Defense Management

DOD's Estimated Savings for Printing Consolidation Gao ID: NSIAD-92-66 December 31, 1991

In September 1990 testimony before Congress (see GAO/T-NSIAD-91-54) on DOD's plans to consolidate the printing and duplicating functions of the Army, Air Force, Marine Corps, and the Defense Logistics Agency, GAO indicated that (1) the comparability of costs used to develop a savings estimate could not be validated, (2) some of the assumptions used to determine the savings estimate were questionable, and (3) specific plans or decisions as to how and where the savings would be achieved had not been made. Since then, DOD has delayed the consolidation and has provided GAO with more data on its consolidation plans and savings estimate.
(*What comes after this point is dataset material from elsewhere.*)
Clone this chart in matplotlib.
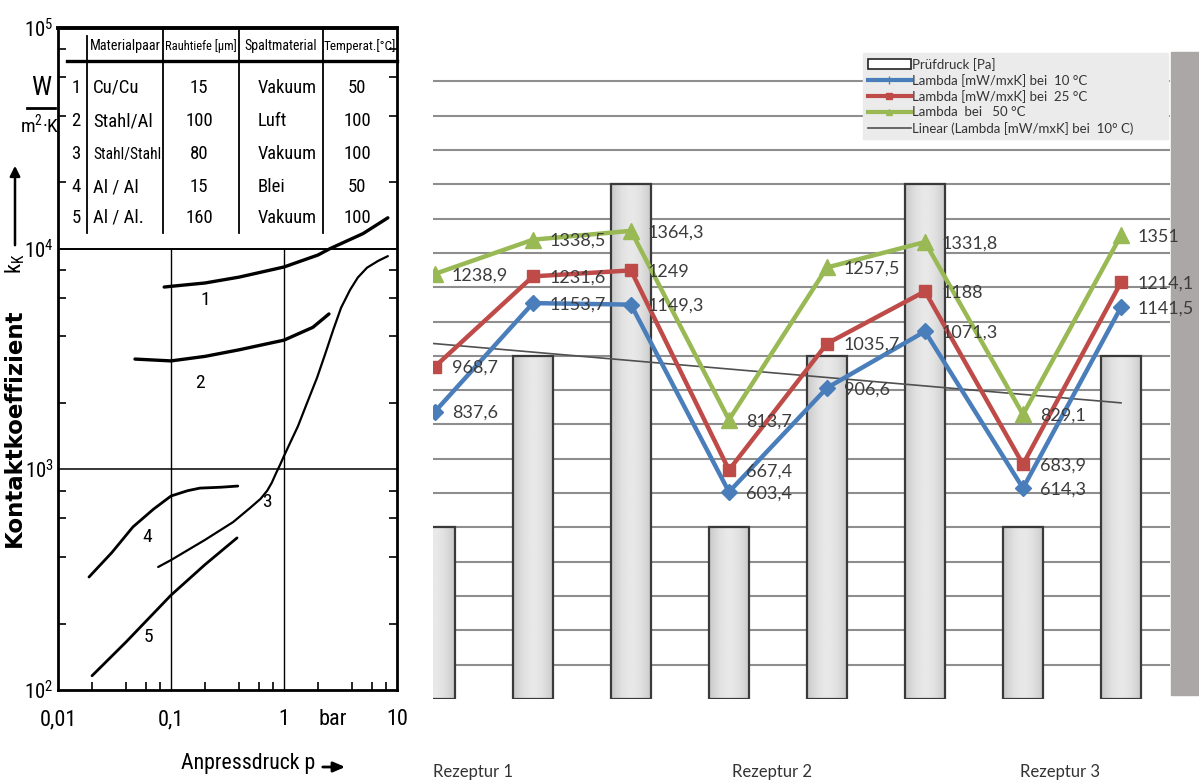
import numpy as np
import matplotlib
matplotlib.use("Agg")
import matplotlib.pyplot as plt
from matplotlib.lines import Line2D
from matplotlib.patches import Patch, Rectangle, FancyArrowPatch
from matplotlib.ticker import LogLocator, NullFormatter

NARROW = ["Roboto Condensed", "Liberation Sans", "DejaVu Sans"]
plt.rcParams["font.family"] = NARROW
plt.rcParams["mathtext.fontset"] = "custom"
plt.rcParams["mathtext.rm"] = "Roboto Condensed"

# ---- left chart: contact coefficient vs. pressure (log-log) ----
curve1_p = [0.087, 0.1, 0.2, 0.4, 1.0, 2.0, 2.55, 5.0, 8.3]
curve1_k = [6700, 6750, 6990, 7430, 8260, 9360, 10000, 11700, 13800]
curve2_p = [0.048, 0.1, 0.2, 0.4, 1.0, 1.8, 2.5]
curve2_k = [3160, 3100, 3250, 3480, 3850, 4400, 5060]
curve3_p = [0.077, 0.1, 0.2, 0.355, 0.5, 0.62, 0.71, 0.78, 0.85, 0.92, 1.0,
            1.15, 1.33, 1.6, 1.96, 2.3, 2.72, 3.2, 3.84, 4.5, 5.43, 6.8, 8.3]
curve3_k = [361, 388, 479, 577, 668, 735, 800, 870, 960, 1045, 1150,
            1340, 1570, 2000, 2600, 3300, 4270, 5400, 6500, 7400, 8200, 8800, 9250]
curve4_p = [0.0188, 0.03, 0.046, 0.07, 0.1, 0.14, 0.18, 0.28, 0.39]
curve4_k = [325, 420, 548, 660, 757, 800, 822, 830, 840]
curve5_p = [0.02, 0.04, 0.1, 0.2, 0.384]
curve5_k = [116, 165, 269, 370, 489]
curve_ids = ["1", "2", "3", "4", "5"]

table_header = ["Materialpaar", "Rauhtiefe [µm]", "Spaltmaterial", "Temperat.[°C]"]
table_rows = [
    ["1", "Cu/Cu", "15", "Vakuum", "50"],
    ["2", "Stahl/Al", "100", "Luft", "100"],
    ["3", "Stahl/Stahl", "80", "Vakuum", "100"],
    ["4", "Al / Al", "15", "Blei", "50"],
    ["5", "Al / Al.", "160", "Vakuum", "100"],
]

# ---- right chart: Prüfdruck bars and Lambda lines ----
pruefdruck = [500, 1000, 1500, 500, 1000, 1500, 500, 1000]
lambda_10 = [837.6, 1153.7, 1149.3, 603.4, 906.6, 1071.3, 614.3, 1141.5]
lambda_25 = [968.7, 1231.6, 1249, 667.4, 1035.7, 1188, 683.9, 1214.1]
lambda_50 = [1238.9, 1338.5, 1364.3, 813.7, 1257.5, 1331.8, 829.1, 1351]
trend_x = [-0.02, 7]
trend_y = [1036, 863]
rezepturen = ["Rezeptur 1", "Rezeptur 2", "Rezeptur 3"]

W, H = 1199, 784
fig = plt.figure(figsize=(W / 100, H / 100), dpi=100)
renderer = fig.canvas.get_renderer()


def fx(px):
    return px / W


def fy(py):
    return 1 - py / H


def fit(t, maxw):
    # shrink a text until it fits into maxw pixels
    while t.get_window_extent(renderer).width > maxw and t.get_fontsize() > 5:
        t.set_fontsize(t.get_fontsize() - 0.25)
    return t


# ================= left =================
ax1 = fig.add_axes([fx(58), fy(690), (397 - 58) / W, (690 - 28) / H])
ax1.set_xscale("log")
ax1.set_yscale("log")
ax1.set_xlim(0.01, 10)
ax1.set_ylim(100, 1e5)
for s in ["left", "bottom", "right"]:
    ax1.spines[s].set_linewidth(2)
ax1.spines["top"].set_linewidth(2.8)

ax1.set_xticks([0.01, 0.1, 1, 2.7, 10])
ax1.set_xticklabels(["0,01", "0,1", "1", "bar", "10"], fontsize=16)
ax1.set_yticks([1e2, 1e3, 1e4, 1e5])
ax1.set_yticklabels([r"$\mathregular{10^%d}$" % e for e in (2, 3, 4, 5)], fontsize=15)
ax1.tick_params(which="major", length=0)
ax1.tick_params(axis="x", which="major", pad=14)
ax1.tick_params(axis="y", which="major", pad=3)
ax1.xaxis.set_minor_locator(LogLocator(base=10, subs=(2, 4, 6, 8)))
ax1.yaxis.set_minor_locator(LogLocator(base=10, subs=(2, 4, 6, 8)))
ax1.xaxis.set_minor_formatter(NullFormatter())
ax1.yaxis.set_minor_formatter(NullFormatter())
ax1.tick_params(which="minor", direction="in", length=6, width=1.2,
                left=True, right=True, bottom=True, top=False)

# grid lines
ax1.axhline(1e3, color="black", lw=1.1)
ax1.axhline(1e4, color="black", lw=1.4)
for xv in (0.1, 1):
    ax1.plot([xv, xv], [100, 1e4], color="black", lw=1.0)

# curves
for cp, ck, lw in [(curve1_p, curve1_k, 2.4), (curve2_p, curve2_k, 2.4),
                   (curve3_p, curve3_k, 1.6), (curve4_p, curve4_k, 2.0),
                   (curve5_p, curve5_k, 2.0)]:
    ax1.plot(cp, ck, color="black", lw=lw, solid_capstyle="round", solid_joinstyle="round")

label_pos = [(0.2, 5850), (0.18, 2460), (0.71, 711), (0.061, 493), (0.063, 174)]
for cid, (lx, ly) in zip(curve_ids, label_pos):
    ax1.text(lx, ly, cid, fontsize=14, ha="center", va="center")


# table inside the axes (pixel layout -> axes fraction)
def tx(px):
    return (px - 58) / (397 - 58)


def ty(py):
    return (690 - py) / (690 - 28)


ax1.plot([tx(67), tx(397)], [ty(61), ty(61)], color="black", lw=2.4,
         transform=ax1.transAxes, clip_on=False)
ax1.plot([tx(87), tx(87)], [ty(36), ty(233)], color="black", lw=1.3,
         transform=ax1.transAxes)
for cx in (163, 239, 323):
    ax1.plot([tx(cx), tx(cx)], [ty(28), ty(233)], color="black", lw=1.3,
             transform=ax1.transAxes)

header_x = [125, 201, 281, 360]
for hx, htxt in zip(header_x, table_header):
    t = ax1.text(tx(hx), ty(46), htxt, fontsize=11.5, ha="center", va="center",
                 transform=ax1.transAxes)
    fit(t, 73)
row_y = [88, 121, 154, 187, 218]
for ry, row in zip(row_y, table_rows):
    kw = dict(fontsize=13.5, va="center", transform=ax1.transAxes)
    ax1.text(tx(76), ty(ry), row[0], ha="center", **kw)
    fit(ax1.text(tx(93), ty(ry), row[1], ha="left", **kw), 69)
    ax1.text(tx(199), ty(ry), row[2], ha="center", **kw)
    fit(ax1.text(tx(258), ty(ry), row[3], ha="left", **kw), 60)
    ax1.text(tx(357), ty(ry), row[4], ha="center", **kw)

# y-axis label pieces
fig.text(fx(41), fy(88), "W", fontsize=19, ha="center", va="center")
fig.add_artist(Line2D([fx(27), fx(55)], [fy(108), fy(108)], color="black", lw=2))
fig.text(fx(40), fy(124), r"m$\mathregular{^2}$·K", fontsize=14, ha="center", va="center")
fig.add_artist(FancyArrowPatch((fx(15), fy(248)), (fx(15), fy(163)),
                               transform=fig.transFigure,
                               arrowstyle="-|>,head_length=6,head_width=3",
                               color="black", lw=1.8))
fig.text(fx(15), fy(264), r"k$_\mathregular{K}$", fontsize=16, rotation=90,
         ha="center", va="center")
fig.text(fx(14), fy(428), "Kontaktkoeffizient", fontsize=16.5, rotation=90,
         fontweight="bold", family="DejaVu Sans", ha="center", va="center")
fit(fig.text(fx(181), fy(764), "Anpressdruck p", fontsize=19, ha="left", va="center"), 136)
fig.add_artist(FancyArrowPatch((fx(320), fy(767)), (fx(348), fy(767)),
                               transform=fig.transFigure,
                               arrowstyle="-|>,head_length=7,head_width=3",
                               color="black", lw=2))

# ================= right =================
ax2 = fig.add_axes([fx(433), fy(699), (1170 - 433) / W, (699 - 47) / H])
x = np.arange(len(pruefdruck))
bw = 40 / 98
xlim = (-0.02, 7.5)
ax2.set_axisbelow(True)
bars = ax2.bar(x, pruefdruck, width=bw, color="#dcdcdc", edgecolor="none", zorder=2)
grad = (0.79 + 0.12 * np.sin(np.linspace(0, np.pi, 40)))[None, :]
for r in bars:
    x0, x1 = r.get_x(), r.get_x() + r.get_width()
    g = grad
    if x0 < xlim[0]:
        keep = int(round(grad.shape[1] * (x1 - xlim[0]) / (x1 - x0)))
        g = grad[:, -keep:]
        x0 = xlim[0]
    ax2.imshow(g, extent=(x0, x1, 0, r.get_height()), cmap="gray", vmin=0, vmax=1,
               aspect="auto", zorder=2.5, interpolation="bilinear")
ax2.bar(x, pruefdruck, width=bw, fill=False, edgecolor="#3a3a3a", lw=1.6, zorder=3)

ax2.plot(trend_x, trend_y, color="#505050", lw=1.2, zorder=4)
series = [
    (lambda_10, "#4a7ebb", "D", 8),
    (lambda_25, "#be4b48", "s", 9),
    (lambda_50, "#98b954", "^", 11),
]
for vals, col, mk, ms in series:
    ax2.plot(x, vals, color=col, lw=3.2, marker=mk, ms=ms, zorder=5)
    for xi, v in zip(x, vals):
        lab = ("%.1f" % v).replace(".", ",")
        if lab.endswith(",0"):
            lab = lab[:-2]
        ax2.annotate(lab, (xi, v), xytext=(12, -1), textcoords="offset points",
                     ha="left", va="center", fontsize=13, color="#3c3c3c",
                     family=["Lato", "DejaVu Sans"], zorder=6, annotation_clip=False)

ax2.set_xlim(*xlim)
ax2.set_ylim(0, 1900)
ax2.set_yticks(np.arange(100, 1900, 100))
ax2.yaxis.grid(True, color="#8e8e8e", lw=1.5)
ax2.tick_params(length=0, labelleft=False, labelbottom=False)
for s in ax2.spines.values():
    s.set_visible(False)

handles = [
    Patch(facecolor="white", edgecolor="#222222", lw=1.2),
    Line2D([], [], color="#4a7ebb", lw=3, marker="|", ms=6),
    Line2D([], [], color="#be4b48", lw=3, marker="s", ms=5),
    Line2D([], [], color="#98b954", lw=3, marker="^", ms=5),
    Line2D([], [], color="#505050", lw=1.2),
]
labels = [
    "Prüfdruck [Pa]",
    "Lambda [mW/mxK] bei  10 °C",
    "Lambda [mW/mxK] bei  25 °C",
    "Lambda  bei   50 °C",
    "Linear (Lambda [mW/mxK] bei  10° C)",
]
leg = ax2.legend(handles, labels, loc="upper left",
                 bbox_to_anchor=(fx(863), fy(157), (1168 - 863) / W, (157 - 53) / H),
                 bbox_transform=fig.transFigure, mode="expand",
                 frameon=True, fancybox=False, facecolor="#ebebeb", edgecolor="#ebebeb",
                 framealpha=1, handlelength=3.3, handletextpad=0.1, labelspacing=0.25,
                 borderpad=0.35, borderaxespad=0,
                 prop={"family": ["Lato", "DejaVu Sans"], "size": 9.5})
for t in leg.get_texts():
    t.set_color("#333333")
leg.set_zorder(10)

band = Rectangle((fx(1171), fy(695)), 28 / W, (695 - 52) / H,
                 transform=fig.transFigure, color="#aca7a7", zorder=-1)
fig.patches.append(band)

for rx, rt in zip([433, 732, 1020], rezepturen):
    fig.text(fx(rx), fy(772), rt, fontsize=12, ha="left", va="center",
             color="#333333", family=["Lato", "DejaVu Sans"])

fig.savefig("out.png", dpi=100)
After reviewing this additional data, GAO concludes that DOD's estimate still has many of the same problems GAO reported in its testimony.

GAO found that: (1) although DOD adjusted its $28.8-million annual savings estimate to reflect cost information based on NPPS actual experience, DOD has not tested the overall cost comparison methodology on any NPPS activities; (2) DOD based its savings estimate on three assumptions involving reduced costs, unchanged annual demand for in-house printing, and centralized management of commercial printing requirements; (3) although NPPS intends to reduce the services' and DLA costs by identifying equipment, personnel, and plant changes that it can make after the consolidation, NPPS has not identified how much it expects to save from each of those reduction actions; (4) NPPS stated that the bulk of its savings will come from personnel reductions and changes; (5) although a Senate report directed the services to deal directly with the Government Printing Office for commercial printing services, NPPS stated that, without commercial printing, its savings estimate is invalid; and (6) a congressional conference report supported the Senate report's direction and gave DOD additional directions providing for congressional oversight of the printing consolidation.